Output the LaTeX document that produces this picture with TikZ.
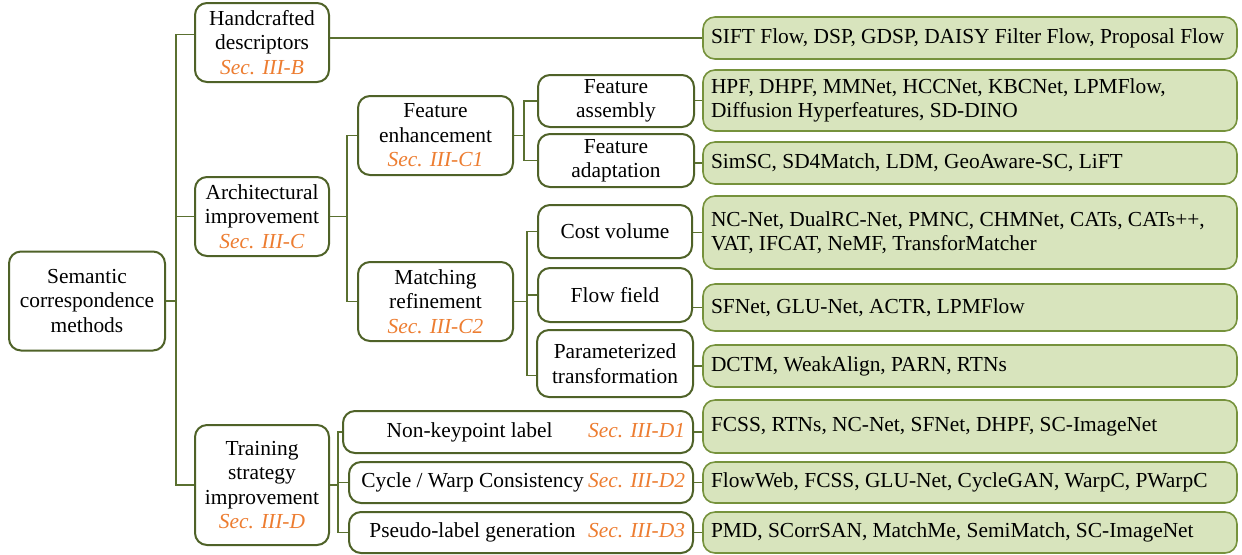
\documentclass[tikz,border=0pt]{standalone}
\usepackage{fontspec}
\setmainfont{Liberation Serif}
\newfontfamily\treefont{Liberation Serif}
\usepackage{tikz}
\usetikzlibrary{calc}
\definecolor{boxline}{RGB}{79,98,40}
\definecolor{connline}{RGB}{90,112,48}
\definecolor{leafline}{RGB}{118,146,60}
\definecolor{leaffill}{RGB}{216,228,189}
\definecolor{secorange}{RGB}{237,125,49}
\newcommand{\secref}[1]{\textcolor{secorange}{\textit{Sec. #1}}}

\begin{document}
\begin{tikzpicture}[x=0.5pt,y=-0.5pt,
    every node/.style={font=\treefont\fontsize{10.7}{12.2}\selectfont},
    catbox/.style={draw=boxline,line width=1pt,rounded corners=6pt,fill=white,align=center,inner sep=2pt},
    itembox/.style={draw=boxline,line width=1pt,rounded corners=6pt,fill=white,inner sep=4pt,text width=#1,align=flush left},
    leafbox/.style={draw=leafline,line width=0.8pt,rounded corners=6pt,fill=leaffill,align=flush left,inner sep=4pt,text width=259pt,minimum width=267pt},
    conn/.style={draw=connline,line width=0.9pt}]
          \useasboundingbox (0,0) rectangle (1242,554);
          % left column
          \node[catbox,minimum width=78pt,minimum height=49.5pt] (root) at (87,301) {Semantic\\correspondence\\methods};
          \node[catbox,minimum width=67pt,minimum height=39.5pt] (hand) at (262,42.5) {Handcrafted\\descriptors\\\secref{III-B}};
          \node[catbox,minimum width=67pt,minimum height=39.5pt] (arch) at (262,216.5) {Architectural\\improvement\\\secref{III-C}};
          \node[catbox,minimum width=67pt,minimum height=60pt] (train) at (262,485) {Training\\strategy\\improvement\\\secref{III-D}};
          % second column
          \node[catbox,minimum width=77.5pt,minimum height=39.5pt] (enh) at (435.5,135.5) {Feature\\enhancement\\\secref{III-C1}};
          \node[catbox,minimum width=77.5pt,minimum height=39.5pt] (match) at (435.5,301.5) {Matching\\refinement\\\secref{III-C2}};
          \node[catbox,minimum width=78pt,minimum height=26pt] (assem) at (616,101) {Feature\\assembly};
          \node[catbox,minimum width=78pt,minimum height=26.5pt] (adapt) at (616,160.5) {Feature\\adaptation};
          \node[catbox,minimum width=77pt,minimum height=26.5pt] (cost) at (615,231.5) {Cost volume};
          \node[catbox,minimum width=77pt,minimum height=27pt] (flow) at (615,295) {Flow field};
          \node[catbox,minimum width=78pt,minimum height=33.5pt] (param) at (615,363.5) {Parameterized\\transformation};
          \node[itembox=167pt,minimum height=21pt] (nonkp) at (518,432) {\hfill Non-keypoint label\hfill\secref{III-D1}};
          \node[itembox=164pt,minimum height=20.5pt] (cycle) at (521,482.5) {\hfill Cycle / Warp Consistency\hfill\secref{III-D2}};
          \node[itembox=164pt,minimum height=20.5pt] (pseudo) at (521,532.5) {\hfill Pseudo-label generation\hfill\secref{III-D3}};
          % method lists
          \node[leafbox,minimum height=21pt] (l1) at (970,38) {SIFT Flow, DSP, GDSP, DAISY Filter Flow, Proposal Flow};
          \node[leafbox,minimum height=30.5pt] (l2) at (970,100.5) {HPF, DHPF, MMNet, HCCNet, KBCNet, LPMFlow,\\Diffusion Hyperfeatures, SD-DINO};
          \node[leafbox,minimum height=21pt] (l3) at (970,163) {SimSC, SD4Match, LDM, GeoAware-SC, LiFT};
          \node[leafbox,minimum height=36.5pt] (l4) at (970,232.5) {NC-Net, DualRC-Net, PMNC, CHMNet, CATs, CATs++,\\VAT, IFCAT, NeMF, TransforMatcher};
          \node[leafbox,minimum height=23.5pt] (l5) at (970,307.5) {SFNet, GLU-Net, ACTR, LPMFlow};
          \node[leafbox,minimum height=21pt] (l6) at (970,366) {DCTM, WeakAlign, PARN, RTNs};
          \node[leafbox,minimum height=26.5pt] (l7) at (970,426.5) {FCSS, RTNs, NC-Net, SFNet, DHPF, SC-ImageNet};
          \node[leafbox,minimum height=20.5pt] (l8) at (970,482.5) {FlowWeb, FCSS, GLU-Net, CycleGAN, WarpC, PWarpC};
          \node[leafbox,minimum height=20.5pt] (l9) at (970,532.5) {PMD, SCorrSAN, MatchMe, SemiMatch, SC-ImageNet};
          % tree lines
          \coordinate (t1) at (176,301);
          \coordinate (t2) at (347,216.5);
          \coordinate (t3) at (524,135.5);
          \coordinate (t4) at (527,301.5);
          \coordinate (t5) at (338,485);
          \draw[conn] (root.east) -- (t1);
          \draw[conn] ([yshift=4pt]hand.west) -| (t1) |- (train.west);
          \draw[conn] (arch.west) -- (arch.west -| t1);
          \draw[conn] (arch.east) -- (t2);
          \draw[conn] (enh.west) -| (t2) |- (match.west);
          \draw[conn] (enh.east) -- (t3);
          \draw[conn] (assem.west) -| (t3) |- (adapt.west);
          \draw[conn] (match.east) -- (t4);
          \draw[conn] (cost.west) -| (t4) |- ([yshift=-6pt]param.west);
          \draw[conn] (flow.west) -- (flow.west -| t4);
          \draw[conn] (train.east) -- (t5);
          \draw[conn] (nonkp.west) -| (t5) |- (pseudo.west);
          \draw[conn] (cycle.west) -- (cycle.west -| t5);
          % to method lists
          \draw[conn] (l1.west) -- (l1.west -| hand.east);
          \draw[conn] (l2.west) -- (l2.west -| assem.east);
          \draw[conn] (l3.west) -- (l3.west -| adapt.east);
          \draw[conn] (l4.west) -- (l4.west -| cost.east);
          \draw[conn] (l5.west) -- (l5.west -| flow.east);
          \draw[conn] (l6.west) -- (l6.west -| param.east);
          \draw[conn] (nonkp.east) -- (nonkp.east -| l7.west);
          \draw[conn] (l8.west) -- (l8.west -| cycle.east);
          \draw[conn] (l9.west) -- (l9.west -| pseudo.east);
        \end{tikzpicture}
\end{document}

____________

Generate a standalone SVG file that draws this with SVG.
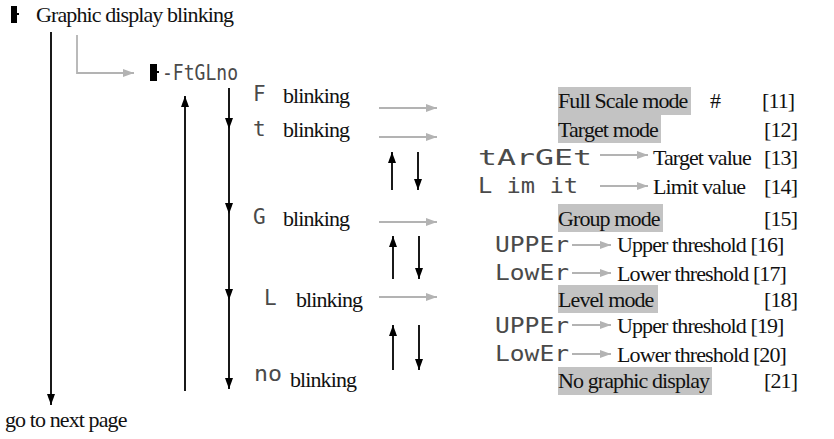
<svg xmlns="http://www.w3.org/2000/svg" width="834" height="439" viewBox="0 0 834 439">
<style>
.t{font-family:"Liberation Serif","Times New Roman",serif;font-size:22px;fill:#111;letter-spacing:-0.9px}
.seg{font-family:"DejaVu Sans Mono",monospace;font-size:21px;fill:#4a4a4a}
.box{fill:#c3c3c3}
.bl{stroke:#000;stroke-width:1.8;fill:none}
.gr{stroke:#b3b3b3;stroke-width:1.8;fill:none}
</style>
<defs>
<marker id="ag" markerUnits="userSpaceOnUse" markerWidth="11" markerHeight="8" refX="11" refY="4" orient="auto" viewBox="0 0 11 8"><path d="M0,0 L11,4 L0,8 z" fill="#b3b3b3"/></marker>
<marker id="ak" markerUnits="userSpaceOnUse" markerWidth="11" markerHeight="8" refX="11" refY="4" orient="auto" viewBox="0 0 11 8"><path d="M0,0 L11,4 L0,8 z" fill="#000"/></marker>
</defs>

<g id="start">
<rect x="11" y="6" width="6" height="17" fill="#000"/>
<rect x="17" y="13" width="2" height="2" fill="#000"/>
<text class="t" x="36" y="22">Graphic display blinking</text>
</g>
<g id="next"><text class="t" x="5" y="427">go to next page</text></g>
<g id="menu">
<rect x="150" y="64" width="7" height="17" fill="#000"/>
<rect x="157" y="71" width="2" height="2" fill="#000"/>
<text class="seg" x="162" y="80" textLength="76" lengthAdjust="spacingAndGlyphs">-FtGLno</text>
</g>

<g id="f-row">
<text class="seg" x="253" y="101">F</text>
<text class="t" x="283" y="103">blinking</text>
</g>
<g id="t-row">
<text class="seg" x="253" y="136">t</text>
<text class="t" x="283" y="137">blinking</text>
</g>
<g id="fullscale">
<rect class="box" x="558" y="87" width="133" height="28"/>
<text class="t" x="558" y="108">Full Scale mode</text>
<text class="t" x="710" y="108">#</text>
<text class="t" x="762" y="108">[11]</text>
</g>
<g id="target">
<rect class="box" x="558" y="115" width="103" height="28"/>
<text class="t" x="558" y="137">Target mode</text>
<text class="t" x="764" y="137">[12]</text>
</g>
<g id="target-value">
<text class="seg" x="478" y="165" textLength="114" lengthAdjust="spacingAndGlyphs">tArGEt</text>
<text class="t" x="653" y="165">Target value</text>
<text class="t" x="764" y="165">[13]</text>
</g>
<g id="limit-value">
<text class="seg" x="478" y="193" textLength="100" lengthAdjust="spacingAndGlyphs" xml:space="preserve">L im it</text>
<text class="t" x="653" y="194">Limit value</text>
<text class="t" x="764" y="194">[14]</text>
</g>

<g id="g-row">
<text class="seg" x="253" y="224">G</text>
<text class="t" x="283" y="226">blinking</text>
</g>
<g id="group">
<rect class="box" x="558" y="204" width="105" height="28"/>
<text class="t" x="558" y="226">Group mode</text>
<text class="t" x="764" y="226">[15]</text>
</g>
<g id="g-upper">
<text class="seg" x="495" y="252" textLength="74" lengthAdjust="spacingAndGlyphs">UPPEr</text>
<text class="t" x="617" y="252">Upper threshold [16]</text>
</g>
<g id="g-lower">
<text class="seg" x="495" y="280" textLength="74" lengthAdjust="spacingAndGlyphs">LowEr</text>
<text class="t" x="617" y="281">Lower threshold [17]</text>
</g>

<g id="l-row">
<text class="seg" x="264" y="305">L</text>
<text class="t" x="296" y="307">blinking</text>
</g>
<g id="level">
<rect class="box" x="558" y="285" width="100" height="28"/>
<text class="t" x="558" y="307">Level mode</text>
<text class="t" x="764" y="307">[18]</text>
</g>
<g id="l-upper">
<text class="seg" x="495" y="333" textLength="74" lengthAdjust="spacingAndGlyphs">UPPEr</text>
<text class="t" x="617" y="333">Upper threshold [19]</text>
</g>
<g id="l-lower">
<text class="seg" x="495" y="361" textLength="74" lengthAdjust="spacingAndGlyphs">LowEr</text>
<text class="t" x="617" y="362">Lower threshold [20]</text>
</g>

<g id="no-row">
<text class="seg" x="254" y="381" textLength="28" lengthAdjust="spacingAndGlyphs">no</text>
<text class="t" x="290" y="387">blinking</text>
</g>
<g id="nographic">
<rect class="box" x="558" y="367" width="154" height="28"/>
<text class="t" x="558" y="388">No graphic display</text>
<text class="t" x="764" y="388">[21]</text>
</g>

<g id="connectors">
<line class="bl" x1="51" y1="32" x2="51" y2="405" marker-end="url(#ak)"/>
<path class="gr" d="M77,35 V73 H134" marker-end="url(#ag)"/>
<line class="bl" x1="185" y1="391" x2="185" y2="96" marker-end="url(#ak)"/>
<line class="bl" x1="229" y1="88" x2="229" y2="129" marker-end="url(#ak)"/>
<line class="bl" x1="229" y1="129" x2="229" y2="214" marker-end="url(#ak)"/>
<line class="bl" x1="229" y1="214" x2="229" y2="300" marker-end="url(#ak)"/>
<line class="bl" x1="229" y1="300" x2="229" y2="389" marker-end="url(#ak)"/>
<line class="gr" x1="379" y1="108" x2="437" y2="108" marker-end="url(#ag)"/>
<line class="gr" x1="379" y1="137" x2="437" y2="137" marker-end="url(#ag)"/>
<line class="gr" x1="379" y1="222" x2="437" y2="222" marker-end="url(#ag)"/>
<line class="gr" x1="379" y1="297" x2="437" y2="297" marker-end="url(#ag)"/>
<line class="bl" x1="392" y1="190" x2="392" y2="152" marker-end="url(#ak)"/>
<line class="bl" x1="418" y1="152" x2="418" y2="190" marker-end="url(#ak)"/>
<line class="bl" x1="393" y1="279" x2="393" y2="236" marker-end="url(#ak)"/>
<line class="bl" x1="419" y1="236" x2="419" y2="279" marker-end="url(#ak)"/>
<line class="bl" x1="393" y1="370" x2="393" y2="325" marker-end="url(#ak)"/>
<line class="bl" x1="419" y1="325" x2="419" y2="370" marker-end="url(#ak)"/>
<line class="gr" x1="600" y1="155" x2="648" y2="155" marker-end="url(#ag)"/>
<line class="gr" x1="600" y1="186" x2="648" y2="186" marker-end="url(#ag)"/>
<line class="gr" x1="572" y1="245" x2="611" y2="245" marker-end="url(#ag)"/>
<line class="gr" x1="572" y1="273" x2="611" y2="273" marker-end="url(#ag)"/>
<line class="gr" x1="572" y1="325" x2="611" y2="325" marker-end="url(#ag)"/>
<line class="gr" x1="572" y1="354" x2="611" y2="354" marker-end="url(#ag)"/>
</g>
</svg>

____________

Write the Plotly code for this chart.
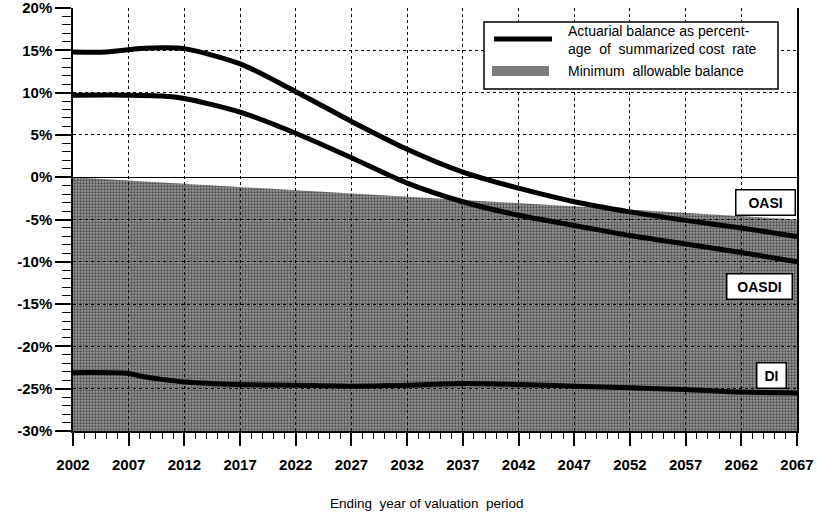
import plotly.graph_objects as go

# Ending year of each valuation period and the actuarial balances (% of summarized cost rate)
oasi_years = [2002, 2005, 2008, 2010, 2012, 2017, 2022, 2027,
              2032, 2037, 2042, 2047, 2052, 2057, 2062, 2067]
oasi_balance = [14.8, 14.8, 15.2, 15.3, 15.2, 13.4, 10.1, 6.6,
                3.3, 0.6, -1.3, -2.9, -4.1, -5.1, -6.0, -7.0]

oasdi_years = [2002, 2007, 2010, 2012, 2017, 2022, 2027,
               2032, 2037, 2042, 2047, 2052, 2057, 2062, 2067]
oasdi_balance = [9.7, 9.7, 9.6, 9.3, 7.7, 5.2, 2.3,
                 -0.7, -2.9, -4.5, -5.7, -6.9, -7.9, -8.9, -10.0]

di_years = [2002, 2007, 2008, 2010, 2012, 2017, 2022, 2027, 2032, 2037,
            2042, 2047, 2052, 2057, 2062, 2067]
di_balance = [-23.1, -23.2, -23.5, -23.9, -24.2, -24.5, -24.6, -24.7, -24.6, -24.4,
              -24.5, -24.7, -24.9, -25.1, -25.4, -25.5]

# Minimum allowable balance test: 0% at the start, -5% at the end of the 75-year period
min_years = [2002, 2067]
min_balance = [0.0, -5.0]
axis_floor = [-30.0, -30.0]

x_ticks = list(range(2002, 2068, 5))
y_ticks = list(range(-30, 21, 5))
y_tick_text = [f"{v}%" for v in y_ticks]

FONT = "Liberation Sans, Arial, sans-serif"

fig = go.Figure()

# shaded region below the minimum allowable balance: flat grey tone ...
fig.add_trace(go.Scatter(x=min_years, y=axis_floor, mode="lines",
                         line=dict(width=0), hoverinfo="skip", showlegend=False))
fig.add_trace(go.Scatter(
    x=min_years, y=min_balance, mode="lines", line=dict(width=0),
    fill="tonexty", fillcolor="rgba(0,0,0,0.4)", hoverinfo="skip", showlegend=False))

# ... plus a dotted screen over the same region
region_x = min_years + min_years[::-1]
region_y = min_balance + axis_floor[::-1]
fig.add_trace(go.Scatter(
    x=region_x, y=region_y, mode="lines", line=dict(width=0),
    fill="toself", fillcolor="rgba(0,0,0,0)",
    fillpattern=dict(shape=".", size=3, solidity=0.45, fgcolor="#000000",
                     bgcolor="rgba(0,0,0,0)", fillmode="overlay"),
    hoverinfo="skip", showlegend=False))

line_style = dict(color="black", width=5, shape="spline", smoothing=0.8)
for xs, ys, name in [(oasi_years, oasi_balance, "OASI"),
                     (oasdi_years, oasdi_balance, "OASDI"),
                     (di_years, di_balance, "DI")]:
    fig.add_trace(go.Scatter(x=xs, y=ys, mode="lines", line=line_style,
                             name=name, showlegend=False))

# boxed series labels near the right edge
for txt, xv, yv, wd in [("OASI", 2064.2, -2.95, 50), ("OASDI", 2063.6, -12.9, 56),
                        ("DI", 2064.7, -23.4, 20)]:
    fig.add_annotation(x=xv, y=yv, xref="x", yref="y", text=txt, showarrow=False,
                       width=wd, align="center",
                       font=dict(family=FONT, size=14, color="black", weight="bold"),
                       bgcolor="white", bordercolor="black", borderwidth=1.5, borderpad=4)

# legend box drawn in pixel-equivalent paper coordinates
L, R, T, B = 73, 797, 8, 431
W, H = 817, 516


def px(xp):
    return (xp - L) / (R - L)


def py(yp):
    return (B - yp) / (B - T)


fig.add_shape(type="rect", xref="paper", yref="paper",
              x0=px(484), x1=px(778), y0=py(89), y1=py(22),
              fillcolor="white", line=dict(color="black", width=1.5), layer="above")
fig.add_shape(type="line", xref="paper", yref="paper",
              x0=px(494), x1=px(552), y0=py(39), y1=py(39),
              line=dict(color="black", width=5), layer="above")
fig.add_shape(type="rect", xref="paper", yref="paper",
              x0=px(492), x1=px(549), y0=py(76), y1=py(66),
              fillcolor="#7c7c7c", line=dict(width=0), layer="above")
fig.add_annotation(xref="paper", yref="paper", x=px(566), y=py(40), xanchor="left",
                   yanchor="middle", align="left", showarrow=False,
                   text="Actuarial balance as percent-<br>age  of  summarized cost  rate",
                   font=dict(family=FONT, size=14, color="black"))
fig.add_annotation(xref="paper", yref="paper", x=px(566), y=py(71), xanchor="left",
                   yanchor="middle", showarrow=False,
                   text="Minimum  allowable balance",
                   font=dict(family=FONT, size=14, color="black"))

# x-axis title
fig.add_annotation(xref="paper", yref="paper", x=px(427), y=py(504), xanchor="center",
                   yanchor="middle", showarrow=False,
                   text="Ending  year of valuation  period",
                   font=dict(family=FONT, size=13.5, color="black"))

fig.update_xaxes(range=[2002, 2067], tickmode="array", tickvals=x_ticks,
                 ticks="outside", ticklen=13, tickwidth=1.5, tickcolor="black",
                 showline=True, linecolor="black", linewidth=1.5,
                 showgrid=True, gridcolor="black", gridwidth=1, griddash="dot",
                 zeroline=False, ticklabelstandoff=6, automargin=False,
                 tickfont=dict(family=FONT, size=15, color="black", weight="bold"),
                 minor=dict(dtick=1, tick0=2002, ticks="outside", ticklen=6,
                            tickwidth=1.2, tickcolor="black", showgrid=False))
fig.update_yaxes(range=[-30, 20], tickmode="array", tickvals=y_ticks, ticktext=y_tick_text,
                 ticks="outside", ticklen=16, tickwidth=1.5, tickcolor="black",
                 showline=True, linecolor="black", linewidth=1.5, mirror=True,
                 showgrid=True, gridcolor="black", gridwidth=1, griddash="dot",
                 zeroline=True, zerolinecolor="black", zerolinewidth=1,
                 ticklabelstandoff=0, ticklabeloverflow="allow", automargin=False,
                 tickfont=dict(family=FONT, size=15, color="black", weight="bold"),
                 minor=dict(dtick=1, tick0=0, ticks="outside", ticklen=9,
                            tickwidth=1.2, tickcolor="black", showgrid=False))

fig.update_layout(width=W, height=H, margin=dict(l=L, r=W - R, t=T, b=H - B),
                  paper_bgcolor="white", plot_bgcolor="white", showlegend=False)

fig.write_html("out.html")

____________

*Short task:* Keep to the stretch from the line containing "Write the Plotly code for this chart." through the line containing "import plotly.graph_objects as go", both ends included, and copy it exactly from the listing above, minus the pictures.

*Reply to the task:*
Write the Plotly code for this chart.
import plotly.graph_objects as go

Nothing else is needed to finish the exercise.